Dat deed de deur dicht. De conversatie was van het ene moment op het andere afgelopen; de vriendelijke priester verzonk weer in stilzwijgen. Hij keek gekwetst en teleurgesteld. Dit was geen grap­je meer. Hij had zijn best gedaan om een vreemdeling die het moei­lijk had beleefd tegemoet te treden en dit was zijn loon – voor de gek worden gehouden met zo’n flagrant fabeltje. Misschien herin­nerde hij zich andere gelegenheden waarop Engelsen blijk hadden gegeven van een eigenaardig gevoel voor humor dat hij absoluut niet wist te waarderen. Een leugenaar. Of wellicht een krankzin­nige; zo’n ongevaarlijke enthousiasteling die in het leven staat met het waanidee dat hij de paus of de aartsengel Gabriël is. Hoe dan ook, hij zei geen woord meer en wijdde zich, voor het eerst in volle ernst, aan zijn brevier.

De boot ging voor anker. De autochtonen stroomden aan land. Muhlen reed in zijn eentje naar boven, vermoedelijk naar zijn weelderige hotel. De bisschop had zijn bagage bij elkaar gezocht en volgde in een tweede rijtuig. Hij genoot van de rit over het om­hoogslingerende weggetje; hij bewonderde de feestelijke versie­ring van de huizen, de tuinen en wijngaarden, het veelkleurige rotslandschap hogerop, het bruinverbrande, glimlachende boeren­volk. Het geheel gaf een indruk van tevredenheid en welzijn; iets vrolijks, weelderigs, bijna dramatisch.

‘Het bevalt me,’ besloot hij.

En hij vroeg zich af hoe lang het zou duren voordat hij mevrouw Meadows zou ontmoeten, zijn nicht voor wie hij het op zich had genomen de reis naar Engeland te onderbreken.

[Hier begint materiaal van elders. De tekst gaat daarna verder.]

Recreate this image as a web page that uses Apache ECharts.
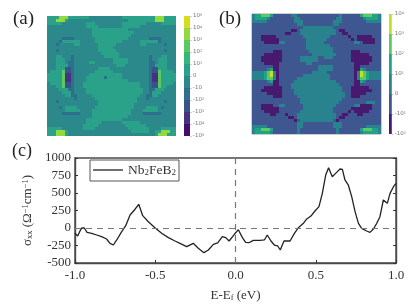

Don Francesco, de glimlachende priester, liet hen beiden al snel achter zich, hoewel hij nog tien minuten op de kade met het mooie boerenmeisje van de boot praatte. Hij had de snelste koetsier van het eiland genomen en raasde nu alsof de duivel hem op de hielen zat naar boven, vastbesloten om als eerste de hertogin van de aan­komst van de gek op de hoogte te brengen.